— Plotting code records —

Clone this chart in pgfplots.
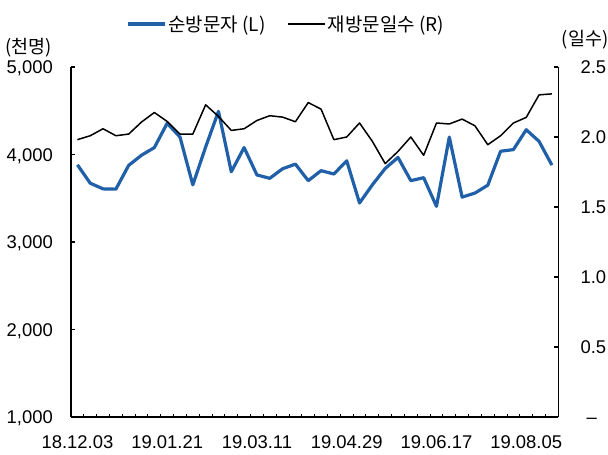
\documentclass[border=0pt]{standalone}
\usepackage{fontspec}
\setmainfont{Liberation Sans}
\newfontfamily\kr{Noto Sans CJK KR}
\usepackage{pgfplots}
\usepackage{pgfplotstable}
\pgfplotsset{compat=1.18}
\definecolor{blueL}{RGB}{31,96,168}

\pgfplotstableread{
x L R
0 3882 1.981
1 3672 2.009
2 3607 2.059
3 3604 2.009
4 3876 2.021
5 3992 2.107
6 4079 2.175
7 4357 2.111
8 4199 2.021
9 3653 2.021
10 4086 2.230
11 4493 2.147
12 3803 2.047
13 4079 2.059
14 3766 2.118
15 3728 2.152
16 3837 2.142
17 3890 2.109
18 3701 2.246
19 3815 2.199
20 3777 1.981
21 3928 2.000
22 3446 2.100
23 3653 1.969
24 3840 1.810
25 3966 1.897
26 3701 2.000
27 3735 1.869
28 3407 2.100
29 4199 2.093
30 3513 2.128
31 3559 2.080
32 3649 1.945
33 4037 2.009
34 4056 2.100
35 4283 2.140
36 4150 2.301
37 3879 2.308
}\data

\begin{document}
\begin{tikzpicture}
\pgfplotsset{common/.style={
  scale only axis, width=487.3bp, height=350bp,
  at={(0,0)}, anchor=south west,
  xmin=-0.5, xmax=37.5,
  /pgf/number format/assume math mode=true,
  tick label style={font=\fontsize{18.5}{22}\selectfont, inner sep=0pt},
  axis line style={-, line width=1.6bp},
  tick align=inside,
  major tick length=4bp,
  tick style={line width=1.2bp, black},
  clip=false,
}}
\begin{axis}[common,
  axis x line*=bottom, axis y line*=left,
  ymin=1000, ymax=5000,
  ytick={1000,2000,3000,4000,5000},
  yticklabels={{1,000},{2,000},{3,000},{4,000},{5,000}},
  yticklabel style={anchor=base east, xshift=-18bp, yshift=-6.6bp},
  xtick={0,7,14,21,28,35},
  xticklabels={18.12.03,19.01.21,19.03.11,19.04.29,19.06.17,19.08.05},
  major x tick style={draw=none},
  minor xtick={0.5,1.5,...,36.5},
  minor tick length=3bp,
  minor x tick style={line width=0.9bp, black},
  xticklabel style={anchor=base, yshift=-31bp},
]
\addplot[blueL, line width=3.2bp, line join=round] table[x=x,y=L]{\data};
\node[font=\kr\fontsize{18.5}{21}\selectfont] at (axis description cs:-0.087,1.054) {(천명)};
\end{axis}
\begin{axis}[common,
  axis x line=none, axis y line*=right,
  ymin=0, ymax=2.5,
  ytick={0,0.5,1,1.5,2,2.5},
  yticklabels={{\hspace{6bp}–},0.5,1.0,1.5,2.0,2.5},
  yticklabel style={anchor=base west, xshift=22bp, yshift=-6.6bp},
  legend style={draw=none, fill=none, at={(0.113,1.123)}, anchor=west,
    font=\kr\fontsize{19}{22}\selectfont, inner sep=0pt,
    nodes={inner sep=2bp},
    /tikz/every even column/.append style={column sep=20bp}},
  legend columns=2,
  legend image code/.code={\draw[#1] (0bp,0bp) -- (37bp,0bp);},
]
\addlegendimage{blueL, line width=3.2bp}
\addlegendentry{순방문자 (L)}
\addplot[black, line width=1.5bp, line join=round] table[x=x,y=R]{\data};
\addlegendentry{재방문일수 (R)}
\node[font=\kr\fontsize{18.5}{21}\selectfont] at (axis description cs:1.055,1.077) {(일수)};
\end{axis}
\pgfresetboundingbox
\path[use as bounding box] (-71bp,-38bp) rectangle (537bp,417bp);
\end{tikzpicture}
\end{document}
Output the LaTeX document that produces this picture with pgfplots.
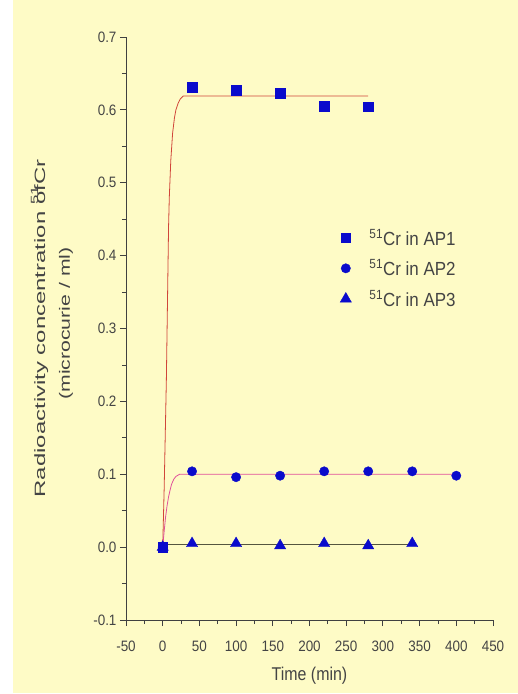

— Exercise task —
Make an exact copy of the records shown above, without the pictures.

— Answer for the task —
Clone this chart in pgfplots.
\documentclass[border=0pt]{standalone}
\usepackage{fontspec}
\setmainfont{Liberation Sans}
\newfontfamily\kr{Noto Sans CJK KR}
\usepackage{pgfplots}
\usepackage{pgfplotstable}
\pgfplotsset{compat=1.18}
\definecolor{blueL}{RGB}{31,96,168}

\pgfplotstableread{
x L R
0 3882 1.981
1 3672 2.009
2 3607 2.059
3 3604 2.009
4 3876 2.021
5 3992 2.107
6 4079 2.175
7 4357 2.111
8 4199 2.021
9 3653 2.021
10 4086 2.230
11 4493 2.147
12 3803 2.047
13 4079 2.059
14 3766 2.118
15 3728 2.152
16 3837 2.142
17 3890 2.109
18 3701 2.246
19 3815 2.199
20 3777 1.981
21 3928 2.000
22 3446 2.100
23 3653 1.969
24 3840 1.810
25 3966 1.897
26 3701 2.000
27 3735 1.869
28 3407 2.100
29 4199 2.093
30 3513 2.128
31 3559 2.080
32 3649 1.945
33 4037 2.009
34 4056 2.100
35 4283 2.140
36 4150 2.301
37 3879 2.308
}\data

\begin{document}
\begin{tikzpicture}
\pgfplotsset{common/.style={
  scale only axis, width=487.3bp, height=350bp,
  at={(0,0)}, anchor=south west,
  xmin=-0.5, xmax=37.5,
  /pgf/number format/assume math mode=true,
  tick label style={font=\fontsize{18.5}{22}\selectfont, inner sep=0pt},
  axis line style={-, line width=1.6bp},
  tick align=inside,
  major tick length=4bp,
  tick style={line width=1.2bp, black},
  clip=false,
}}
\begin{axis}[common,
  axis x line*=bottom, axis y line*=left,
  ymin=1000, ymax=5000,
  ytick={1000,2000,3000,4000,5000},
  yticklabels={{1,000},{2,000},{3,000},{4,000},{5,000}},
  yticklabel style={anchor=base east, xshift=-18bp, yshift=-6.6bp},
  xtick={0,7,14,21,28,35},
  xticklabels={18.12.03,19.01.21,19.03.11,19.04.29,19.06.17,19.08.05},
  major x tick style={draw=none},
  minor xtick={0.5,1.5,...,36.5},
  minor tick length=3bp,
  minor x tick style={line width=0.9bp, black},
  xticklabel style={anchor=base, yshift=-31bp},
]
\addplot[blueL, line width=3.2bp, line join=round] table[x=x,y=L]{\data};
\node[font=\kr\fontsize{18.5}{21}\selectfont] at (axis description cs:-0.087,1.054) {(천명)};
\end{axis}
\begin{axis}[common,
  axis x line=none, axis y line*=right,
  ymin=0, ymax=2.5,
  ytick={0,0.5,1,1.5,2,2.5},
  yticklabels={{\hspace{6bp}–},0.5,1.0,1.5,2.0,2.5},
  yticklabel style={anchor=base west, xshift=22bp, yshift=-6.6bp},
  legend style={draw=none, fill=none, at={(0.113,1.123)}, anchor=west,
    font=\kr\fontsize{19}{22}\selectfont, inner sep=0pt,
    nodes={inner sep=2bp},
    /tikz/every even column/.append style={column sep=20bp}},
  legend columns=2,
  legend image code/.code={\draw[#1] (0bp,0bp) -- (37bp,0bp);},
]
\addlegendimage{blueL, line width=3.2bp}
\addlegendentry{순방문자 (L)}
\addplot[black, line width=1.5bp, line join=round] table[x=x,y=R]{\data};
\addlegendentry{재방문일수 (R)}
\node[font=\kr\fontsize{18.5}{21}\selectfont] at (axis description cs:1.055,1.077) {(일수)};
\end{axis}
\pgfresetboundingbox
\path[use as bounding box] (-71bp,-38bp) rectangle (537bp,417bp);
\end{tikzpicture}
\end{document}
Output the LaTeX document that produces this picture with pgfplots.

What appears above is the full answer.